--- begin TASK INPUTS ---

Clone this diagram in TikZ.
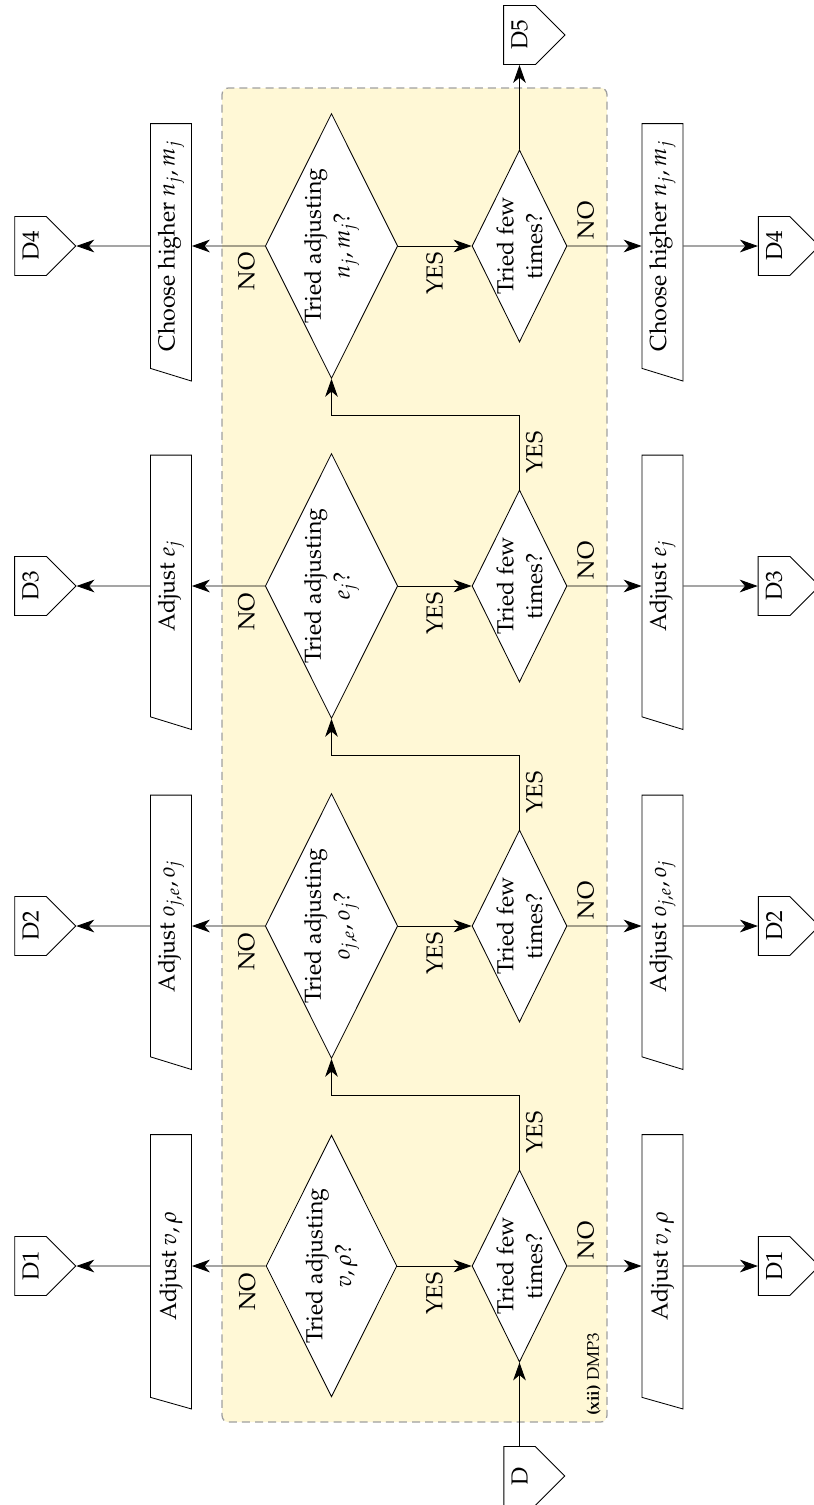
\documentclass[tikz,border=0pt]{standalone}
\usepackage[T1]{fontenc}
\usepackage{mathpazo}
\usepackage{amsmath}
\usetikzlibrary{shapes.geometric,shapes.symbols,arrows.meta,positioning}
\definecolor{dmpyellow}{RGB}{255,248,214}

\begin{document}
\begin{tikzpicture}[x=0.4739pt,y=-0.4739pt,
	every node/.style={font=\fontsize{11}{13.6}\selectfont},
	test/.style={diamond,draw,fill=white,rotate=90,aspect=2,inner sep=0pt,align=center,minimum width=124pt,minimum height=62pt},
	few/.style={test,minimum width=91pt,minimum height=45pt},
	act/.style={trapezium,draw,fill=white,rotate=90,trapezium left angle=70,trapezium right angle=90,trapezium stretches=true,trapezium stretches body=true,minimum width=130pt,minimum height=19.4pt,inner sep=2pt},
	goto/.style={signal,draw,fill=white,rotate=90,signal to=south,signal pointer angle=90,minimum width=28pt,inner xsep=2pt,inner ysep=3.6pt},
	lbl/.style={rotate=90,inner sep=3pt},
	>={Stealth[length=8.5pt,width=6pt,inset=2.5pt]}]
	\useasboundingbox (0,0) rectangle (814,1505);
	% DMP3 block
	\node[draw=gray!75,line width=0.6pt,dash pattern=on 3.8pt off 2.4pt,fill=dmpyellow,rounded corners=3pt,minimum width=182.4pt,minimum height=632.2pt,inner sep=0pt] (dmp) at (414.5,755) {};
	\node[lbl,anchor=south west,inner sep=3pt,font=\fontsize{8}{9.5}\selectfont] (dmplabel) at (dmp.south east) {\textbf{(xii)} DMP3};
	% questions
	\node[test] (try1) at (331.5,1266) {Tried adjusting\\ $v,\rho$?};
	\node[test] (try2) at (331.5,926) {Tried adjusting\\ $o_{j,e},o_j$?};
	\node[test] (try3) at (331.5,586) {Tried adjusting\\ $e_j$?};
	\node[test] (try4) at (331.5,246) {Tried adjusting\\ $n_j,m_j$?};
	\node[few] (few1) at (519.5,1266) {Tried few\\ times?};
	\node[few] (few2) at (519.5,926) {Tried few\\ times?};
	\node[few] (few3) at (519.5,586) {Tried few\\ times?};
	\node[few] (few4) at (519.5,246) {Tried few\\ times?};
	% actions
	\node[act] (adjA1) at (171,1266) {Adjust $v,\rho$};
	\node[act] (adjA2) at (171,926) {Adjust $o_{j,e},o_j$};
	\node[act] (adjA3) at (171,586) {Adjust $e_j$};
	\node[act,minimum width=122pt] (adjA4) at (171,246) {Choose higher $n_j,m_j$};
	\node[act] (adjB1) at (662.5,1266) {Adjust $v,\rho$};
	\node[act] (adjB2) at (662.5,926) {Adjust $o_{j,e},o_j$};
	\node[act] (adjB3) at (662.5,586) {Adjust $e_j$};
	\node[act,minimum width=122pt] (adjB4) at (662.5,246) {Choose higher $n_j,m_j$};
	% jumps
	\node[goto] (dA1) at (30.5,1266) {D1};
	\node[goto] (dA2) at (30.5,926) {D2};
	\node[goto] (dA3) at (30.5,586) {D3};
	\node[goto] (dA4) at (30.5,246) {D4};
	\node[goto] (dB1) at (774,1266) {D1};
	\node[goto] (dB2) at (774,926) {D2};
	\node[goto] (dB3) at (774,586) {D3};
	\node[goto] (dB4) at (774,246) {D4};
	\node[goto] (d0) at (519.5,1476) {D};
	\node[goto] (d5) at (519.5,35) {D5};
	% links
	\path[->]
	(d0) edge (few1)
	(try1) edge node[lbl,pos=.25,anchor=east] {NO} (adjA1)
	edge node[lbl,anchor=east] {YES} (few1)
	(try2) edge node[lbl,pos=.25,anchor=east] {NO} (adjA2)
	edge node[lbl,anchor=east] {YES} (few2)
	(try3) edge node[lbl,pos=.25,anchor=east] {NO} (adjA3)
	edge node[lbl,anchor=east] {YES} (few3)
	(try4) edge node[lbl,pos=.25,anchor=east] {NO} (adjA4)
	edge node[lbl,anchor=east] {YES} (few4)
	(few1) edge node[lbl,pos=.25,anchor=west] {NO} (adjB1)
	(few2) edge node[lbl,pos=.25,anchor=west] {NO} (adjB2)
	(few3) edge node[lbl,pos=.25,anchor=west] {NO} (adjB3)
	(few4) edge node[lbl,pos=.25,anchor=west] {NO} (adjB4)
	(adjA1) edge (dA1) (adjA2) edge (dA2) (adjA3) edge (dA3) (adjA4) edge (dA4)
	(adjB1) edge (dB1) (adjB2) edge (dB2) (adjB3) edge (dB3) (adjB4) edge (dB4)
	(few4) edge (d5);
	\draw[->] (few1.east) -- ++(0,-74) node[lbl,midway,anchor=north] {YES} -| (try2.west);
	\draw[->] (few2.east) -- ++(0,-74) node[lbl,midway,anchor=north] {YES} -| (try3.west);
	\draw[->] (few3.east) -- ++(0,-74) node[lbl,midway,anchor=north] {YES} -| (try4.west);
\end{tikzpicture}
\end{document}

--- end TASK INPUTS ---
--- begin TASK INPUTS ---

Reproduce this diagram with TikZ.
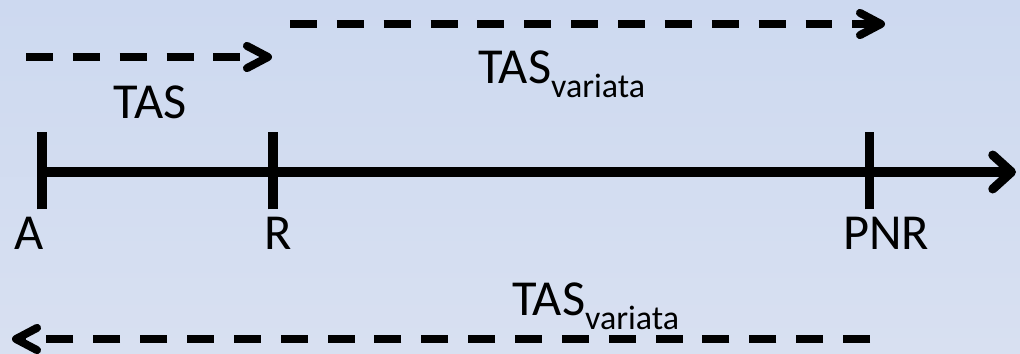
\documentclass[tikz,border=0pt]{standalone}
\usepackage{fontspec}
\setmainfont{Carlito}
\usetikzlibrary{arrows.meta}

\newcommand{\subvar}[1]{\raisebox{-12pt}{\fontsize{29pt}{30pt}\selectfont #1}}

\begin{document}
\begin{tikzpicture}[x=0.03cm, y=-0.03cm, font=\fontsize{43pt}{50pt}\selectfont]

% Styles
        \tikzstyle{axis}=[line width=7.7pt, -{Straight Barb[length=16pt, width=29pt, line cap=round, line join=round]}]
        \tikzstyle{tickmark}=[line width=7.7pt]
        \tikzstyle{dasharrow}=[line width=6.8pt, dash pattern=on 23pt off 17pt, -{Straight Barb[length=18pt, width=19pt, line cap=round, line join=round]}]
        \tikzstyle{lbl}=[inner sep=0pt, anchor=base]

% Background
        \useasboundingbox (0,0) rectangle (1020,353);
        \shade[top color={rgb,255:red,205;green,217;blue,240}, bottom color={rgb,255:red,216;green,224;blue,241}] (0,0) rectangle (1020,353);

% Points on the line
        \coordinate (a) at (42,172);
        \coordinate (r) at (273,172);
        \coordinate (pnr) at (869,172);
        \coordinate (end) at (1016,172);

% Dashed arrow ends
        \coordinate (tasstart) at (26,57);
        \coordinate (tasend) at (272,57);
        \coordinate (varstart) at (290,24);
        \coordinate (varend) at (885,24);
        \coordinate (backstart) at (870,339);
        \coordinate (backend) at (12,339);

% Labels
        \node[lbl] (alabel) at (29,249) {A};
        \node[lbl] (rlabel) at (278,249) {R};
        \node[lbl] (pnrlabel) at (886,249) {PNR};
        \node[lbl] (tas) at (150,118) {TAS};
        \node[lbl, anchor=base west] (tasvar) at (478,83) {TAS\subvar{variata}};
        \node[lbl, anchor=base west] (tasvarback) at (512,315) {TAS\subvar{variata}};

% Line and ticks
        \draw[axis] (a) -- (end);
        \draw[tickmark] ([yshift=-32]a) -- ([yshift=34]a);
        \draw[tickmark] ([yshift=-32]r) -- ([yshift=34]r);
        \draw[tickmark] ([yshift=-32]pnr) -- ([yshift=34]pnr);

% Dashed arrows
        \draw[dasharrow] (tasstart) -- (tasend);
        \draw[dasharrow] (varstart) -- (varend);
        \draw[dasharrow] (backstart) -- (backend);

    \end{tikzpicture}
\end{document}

--- end TASK INPUTS ---
--- begin TASK INPUTS ---

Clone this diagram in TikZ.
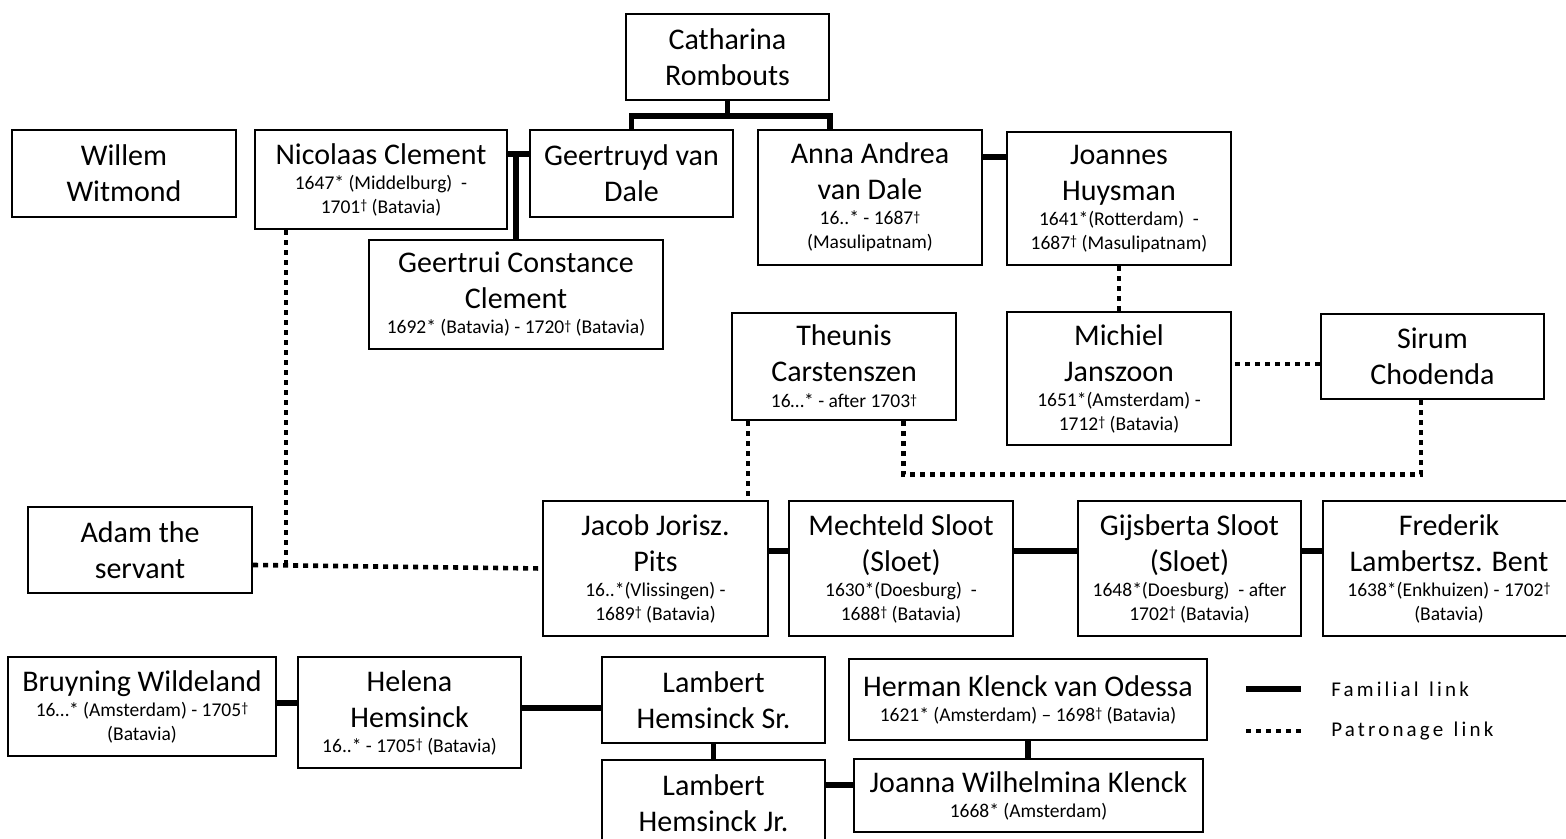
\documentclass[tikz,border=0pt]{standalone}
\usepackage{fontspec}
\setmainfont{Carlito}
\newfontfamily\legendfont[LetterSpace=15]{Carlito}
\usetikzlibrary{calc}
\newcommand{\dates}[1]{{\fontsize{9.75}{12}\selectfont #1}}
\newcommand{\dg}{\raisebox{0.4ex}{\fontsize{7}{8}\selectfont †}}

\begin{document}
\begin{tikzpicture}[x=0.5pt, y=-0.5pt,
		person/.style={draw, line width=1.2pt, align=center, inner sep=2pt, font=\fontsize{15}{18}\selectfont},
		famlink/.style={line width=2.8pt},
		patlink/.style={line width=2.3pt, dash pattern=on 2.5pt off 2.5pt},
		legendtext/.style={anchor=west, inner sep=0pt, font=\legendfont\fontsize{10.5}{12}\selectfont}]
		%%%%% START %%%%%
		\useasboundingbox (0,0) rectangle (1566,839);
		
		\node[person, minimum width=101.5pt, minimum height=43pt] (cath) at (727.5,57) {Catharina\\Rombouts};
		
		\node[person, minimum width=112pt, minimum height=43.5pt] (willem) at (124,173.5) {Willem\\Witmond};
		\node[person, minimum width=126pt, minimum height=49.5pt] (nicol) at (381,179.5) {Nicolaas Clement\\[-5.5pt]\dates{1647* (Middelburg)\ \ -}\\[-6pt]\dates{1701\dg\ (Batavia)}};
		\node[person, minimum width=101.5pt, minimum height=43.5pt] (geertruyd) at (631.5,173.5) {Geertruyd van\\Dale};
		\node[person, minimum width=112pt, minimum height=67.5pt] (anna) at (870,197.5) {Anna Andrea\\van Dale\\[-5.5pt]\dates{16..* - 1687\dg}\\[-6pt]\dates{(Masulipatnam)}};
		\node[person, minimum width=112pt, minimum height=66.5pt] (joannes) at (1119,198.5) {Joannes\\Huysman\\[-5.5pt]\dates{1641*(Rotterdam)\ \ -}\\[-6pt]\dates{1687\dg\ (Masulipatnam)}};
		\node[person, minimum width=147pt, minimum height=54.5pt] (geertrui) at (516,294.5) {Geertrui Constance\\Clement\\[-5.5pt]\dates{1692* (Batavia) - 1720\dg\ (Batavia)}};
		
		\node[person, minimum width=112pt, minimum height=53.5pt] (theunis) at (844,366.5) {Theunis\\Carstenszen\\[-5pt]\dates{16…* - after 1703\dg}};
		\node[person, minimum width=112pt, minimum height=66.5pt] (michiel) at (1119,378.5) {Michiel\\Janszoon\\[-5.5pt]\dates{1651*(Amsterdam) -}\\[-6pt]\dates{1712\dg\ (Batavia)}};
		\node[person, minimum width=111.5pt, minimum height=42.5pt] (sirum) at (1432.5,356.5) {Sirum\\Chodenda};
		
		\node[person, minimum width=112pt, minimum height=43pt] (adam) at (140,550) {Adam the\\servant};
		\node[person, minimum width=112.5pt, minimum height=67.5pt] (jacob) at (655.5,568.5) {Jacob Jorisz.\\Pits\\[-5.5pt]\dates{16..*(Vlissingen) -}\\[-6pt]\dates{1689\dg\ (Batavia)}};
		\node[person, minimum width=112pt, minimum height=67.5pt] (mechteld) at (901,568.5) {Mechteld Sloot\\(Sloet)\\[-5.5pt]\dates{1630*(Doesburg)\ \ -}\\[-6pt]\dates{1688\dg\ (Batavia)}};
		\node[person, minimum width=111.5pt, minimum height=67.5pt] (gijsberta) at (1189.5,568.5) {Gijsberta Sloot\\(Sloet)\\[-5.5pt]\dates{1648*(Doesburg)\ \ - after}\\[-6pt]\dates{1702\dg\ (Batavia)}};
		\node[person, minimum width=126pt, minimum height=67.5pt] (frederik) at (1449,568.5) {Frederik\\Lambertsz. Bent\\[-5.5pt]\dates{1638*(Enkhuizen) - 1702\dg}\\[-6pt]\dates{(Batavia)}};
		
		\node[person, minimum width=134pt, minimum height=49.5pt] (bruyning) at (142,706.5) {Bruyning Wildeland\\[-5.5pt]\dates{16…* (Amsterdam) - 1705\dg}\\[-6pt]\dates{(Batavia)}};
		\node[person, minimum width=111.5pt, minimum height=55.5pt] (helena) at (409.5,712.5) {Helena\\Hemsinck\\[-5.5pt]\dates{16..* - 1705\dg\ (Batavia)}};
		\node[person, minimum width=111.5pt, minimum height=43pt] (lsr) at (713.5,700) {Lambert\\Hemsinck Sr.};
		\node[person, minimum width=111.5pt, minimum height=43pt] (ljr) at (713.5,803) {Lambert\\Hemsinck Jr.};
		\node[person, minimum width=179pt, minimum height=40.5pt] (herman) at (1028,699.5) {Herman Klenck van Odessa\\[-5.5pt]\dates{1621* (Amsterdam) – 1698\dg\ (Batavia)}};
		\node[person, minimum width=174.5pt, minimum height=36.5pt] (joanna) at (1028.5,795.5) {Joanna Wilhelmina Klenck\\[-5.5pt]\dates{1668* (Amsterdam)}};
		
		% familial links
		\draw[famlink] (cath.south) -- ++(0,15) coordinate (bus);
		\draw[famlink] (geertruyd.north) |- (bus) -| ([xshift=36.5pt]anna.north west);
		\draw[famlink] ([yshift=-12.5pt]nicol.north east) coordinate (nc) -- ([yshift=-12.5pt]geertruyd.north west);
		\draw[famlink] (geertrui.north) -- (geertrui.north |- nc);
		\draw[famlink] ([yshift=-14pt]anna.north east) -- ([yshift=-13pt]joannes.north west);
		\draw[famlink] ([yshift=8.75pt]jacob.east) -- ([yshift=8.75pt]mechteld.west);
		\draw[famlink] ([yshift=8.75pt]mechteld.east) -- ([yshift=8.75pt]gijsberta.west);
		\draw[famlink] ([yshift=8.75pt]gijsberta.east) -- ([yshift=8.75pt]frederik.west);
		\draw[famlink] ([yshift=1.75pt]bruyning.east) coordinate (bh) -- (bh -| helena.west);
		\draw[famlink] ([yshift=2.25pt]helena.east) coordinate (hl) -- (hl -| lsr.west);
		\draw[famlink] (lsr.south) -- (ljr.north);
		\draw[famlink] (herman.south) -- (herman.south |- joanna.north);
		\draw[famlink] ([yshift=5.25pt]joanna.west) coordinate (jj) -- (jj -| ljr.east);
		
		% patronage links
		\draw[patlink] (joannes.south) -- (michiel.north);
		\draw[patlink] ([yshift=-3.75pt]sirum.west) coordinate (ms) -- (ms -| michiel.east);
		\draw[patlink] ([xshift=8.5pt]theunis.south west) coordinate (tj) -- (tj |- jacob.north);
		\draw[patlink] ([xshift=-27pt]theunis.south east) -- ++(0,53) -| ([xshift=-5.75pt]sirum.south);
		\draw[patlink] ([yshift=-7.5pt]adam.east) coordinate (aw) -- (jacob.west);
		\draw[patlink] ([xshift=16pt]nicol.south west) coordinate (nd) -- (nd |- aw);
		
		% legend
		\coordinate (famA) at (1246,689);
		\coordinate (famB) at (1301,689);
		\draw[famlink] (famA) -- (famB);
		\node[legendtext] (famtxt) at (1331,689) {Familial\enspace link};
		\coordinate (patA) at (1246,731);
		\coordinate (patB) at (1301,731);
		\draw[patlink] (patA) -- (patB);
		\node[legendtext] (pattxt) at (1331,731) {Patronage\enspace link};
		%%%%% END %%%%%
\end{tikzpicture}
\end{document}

--- end TASK INPUTS ---

GIVEN TASK »
Start at the line above containing "Reproduce this diagram with TikZ." and stop at the line containing "(backend) at (12,339);": print those lines and everything between them exactly, but not the pictures.

RESPONSE »
Reproduce this diagram with TikZ.
\documentclass[tikz,border=0pt]{standalone}
\usepackage{fontspec}
\setmainfont{Carlito}
\usetikzlibrary{arrows.meta}

\newcommand{\subvar}[1]{\raisebox{-12pt}{\fontsize{29pt}{30pt}\selectfont #1}}

\begin{document}
\begin{tikzpicture}[x=0.03cm, y=-0.03cm, font=\fontsize{43pt}{50pt}\selectfont]

% Styles
        \tikzstyle{axis}=[line width=7.7pt, -{Straight Barb[length=16pt, width=29pt, line cap=round, line join=round]}]
        \tikzstyle{tickmark}=[line width=7.7pt]
        \tikzstyle{dasharrow}=[line width=6.8pt, dash pattern=on 23pt off 17pt, -{Straight Barb[length=18pt, width=19pt, line cap=round, line join=round]}]
        \tikzstyle{lbl}=[inner sep=0pt, anchor=base]

% Background
        \useasboundingbox (0,0) rectangle (1020,353);
        \shade[top color={rgb,255:red,205;green,217;blue,240}, bottom color={rgb,255:red,216;green,224;blue,241}] (0,0) rectangle (1020,353);

% Points on the line
        \coordinate (a) at (42,172);
        \coordinate (r) at (273,172);
        \coordinate (pnr) at (869,172);
        \coordinate (end) at (1016,172);

% Dashed arrow ends
        \coordinate (tasstart) at (26,57);
        \coordinate (tasend) at (272,57);
        \coordinate (varstart) at (290,24);
        \coordinate (varend) at (885,24);
        \coordinate (backstart) at (870,339);
        \coordinate (backend) at (12,339);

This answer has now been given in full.